Luís era un hombre lleno de fortaleza que brillaba con singular
fulgor en medio de la adversidad. Es memorable la carta que en abril de
1936 dirigió a su hermano relatando la enfermedad y posterior deceso de
su esposa; un testimonio emocionante de amor y ternura, que rezuma
esperanza y gozo espiritual. En ella se aprecia su urgencia apostólica y
su preocupación por asistir a todos, especialmente a los más frágiles
en esa situación de gravísima convulsión política que se vivía. Oraba y
sufría viendo el despropósito de tanto odio, como siempre estéril y
sinsentido, y lo combatió aferrado a la oración. De tantas súplicas a
María, horas santas, Ejercicios, velas nocturnas, generosa acogida en su
propio hogar de los perseguidos, etc., brotarían frutos abundantes para
la mayor gloria de Cristo y de su Iglesia, a los que tanto amó.

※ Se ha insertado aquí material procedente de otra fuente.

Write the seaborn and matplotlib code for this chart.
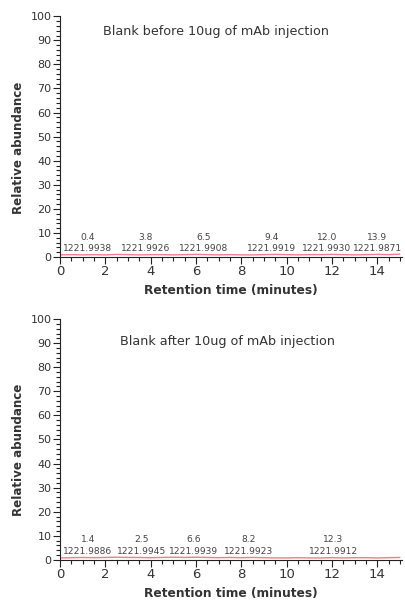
import numpy as np
import pandas as pd
import matplotlib
matplotlib.use("Agg")
import matplotlib.pyplot as plt
from matplotlib.ticker import MultipleLocator
import seaborn as sns

# trace (relative abundance, flat baseline)
time_min = [0.0, 0.5, 1.0, 1.5, 2.0, 2.5, 3.0, 3.5, 4.0, 4.5, 5.0, 5.5, 6.0, 6.5, 7.0, 7.5,
            8.0, 8.5, 9.0, 9.5, 10.0, 10.5, 11.0, 11.5, 12.0, 12.5, 13.0, 13.5, 14.0, 14.5, 15.0]
before_trace = [0.9, 1.0, 0.9, 1.0, 0.9, 1.1, 1.0, 0.9, 1.0, 1.0, 0.9, 1.0, 1.1, 1.0, 0.9, 1.0,
                0.9, 0.9, 1.0, 1.1, 1.0, 0.9, 1.0, 1.0, 1.1, 1.0, 0.9, 1.0, 1.1, 1.0, 1.2]
after_trace = [0.8, 0.9, 1.0, 0.9, 1.0, 1.1, 1.0, 1.0, 0.9, 1.0, 1.1, 1.0, 1.1, 1.0, 0.9, 1.0,
               0.9, 1.0, 0.9, 0.8, 0.8, 0.9, 0.8, 0.8, 0.9, 0.8, 0.9, 0.9, 0.8, 0.9, 1.0]

before_rt = [0.4, 3.8, 6.5, 9.4, 12.0, 13.9]
before_mz = ["1221.9938", "1221.9926", "1221.9908", "1221.9919", "1221.9930", "1221.9871"]
after_rt = [1.4, 2.5, 6.6, 8.2, 12.3]
after_mz = ["1221.9886", "1221.9945", "1221.9939", "1221.9923", "1221.9912"]

before_title = "Blank before 10ug of mAb injection"
after_title = "Blank after 10ug of mAb injection"

# label anchor positions (shifted so labels do not overlap)
before_label_x = [1.23, 3.79, 6.34, 9.33, 11.77, 14.0]
after_label_x = [1.23, 3.6, 5.9, 8.33, 12.07]

sns.set_style("ticks")
plt.rcParams["font.family"] = ["DejaVu Sans"]

fig = plt.figure(figsize=(4.05, 6.02), dpi=100)
ax1 = fig.add_axes([0.148, 0.573, 0.845, 0.400])
ax2 = fig.add_axes([0.148, 0.070, 0.845, 0.400])

panels = [
    (ax1, before_trace, before_rt, before_mz, before_label_x, before_title, 6.87, 93.5),
    (ax2, after_trace, after_rt, after_mz, after_label_x, after_title, 7.4, 90.5),
]

dark = "#333333"
for ax, trace, rts, mzs, lx, title, tx, ty in panels:
    df = pd.DataFrame({"time": time_min, "abundance": trace})
    sns.lineplot(data=df, x="time", y="abundance", ax=ax, color="#ec7f8c", linewidth=1.0)
    ax.set_xlim(0, 15.1)
    ax.set_ylim(0, 100)
    ax.xaxis.set_major_locator(MultipleLocator(2))
    ax.xaxis.set_minor_locator(MultipleLocator(0.5))
    ax.yaxis.set_major_locator(MultipleLocator(10))
    ax.yaxis.set_minor_locator(MultipleLocator(2))
    ax.tick_params(axis="both", which="major", length=5, width=0.8, color="#222222")
    ax.tick_params(axis="both", which="minor", length=3, width=0.8, color="#222222")
    ax.tick_params(axis="x", which="major", labelsize=9.5, pad=1, labelcolor=dark)
    ax.tick_params(axis="y", which="major", labelsize=8, pad=1, labelcolor=dark)
    for s in ["top", "right"]:
        ax.spines[s].set_visible(False)
    for s in ["left", "bottom"]:
        ax.spines[s].set_linewidth(0.8)
        ax.spines[s].set_color("#222222")
    ax.set_xlabel("Retention time (minutes)", fontsize=8.8, fontweight="bold", labelpad=4,
                  color=dark)
    ax.set_ylabel("Relative abundance", fontsize=8.6, fontweight="bold", color=dark)
    ax.yaxis.set_label_coords(-0.102, 0.455)
    ax.text(tx, ty, title, ha="center", va="center", fontsize=9.2, color=dark)
    for x, rt, mz in zip(lx, rts, mzs):
        ax.text(x, 1.8, f"{rt}\n{mz}", ha="center", va="bottom", fontsize=6.6,
                color="#444444", linespacing=1.3)

fig.savefig("out.png", dpi=100)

Como ha sucedido siempre en estos casos de martirio, la condena se
produjo el 28 de noviembre en un seudo-juicio sumarísimo, a cargo de un
grupo de milicianos armados. Una vez confirmaron lo que ya sabían de
antemano: que Luís era fidelísimo a Cristo y a la Iglesia, y que no
había escatimado esfuerzos en hacer todo el bien posible, una de cuyas
acciones había sido la organización del Congreso Católico de Madrid, no
precisaban saber más. Sin dilación alguna, ese mismo día le condujeron
al Picadero de Paterna. Valiente, heroico en su caridad como todos los
mártires, dedicó los últimos instantes a uno de los verdugos que, ante
el nuevo gesto de violencia que iba a protagonizar, temblaba de tal
forma que era incapaz de liar un cigarrillo. Luís, que era un hombre de
una vez, repartió entre el grupo de milicianos los que tenía, rogó que
le dejaran abrazarles y pidió expresamente que no le dispararan por la
espalda. ¡Qué gestos tan elegantes, tan gallardos y conmovedores! Pero
no los supieron ver los que se disponían a segar su vida, cercenándola a
sus 31 años.
Lo fusilaron mientras mantenía los brazos en cruz y portaba un
rosario entre sus manos, perdonando de corazón a los autores de su
muerte, como todos los que sucumbieron de este modo por causa de su fe,
signo inequívoco de su autenticidad. Juan Pablo II lo beatificó el 11 de
marzo de 2001 junto a 233 mártires de la Guerra Civil española. Un
enjambre de virtud atravesando España, sembrada en sus cuatro puntos
cardinales con la sangre de numerosos seguidores de Cristo: religiosos,
sacerdotes, laicos, y componentes de diversas realidades eclesiales.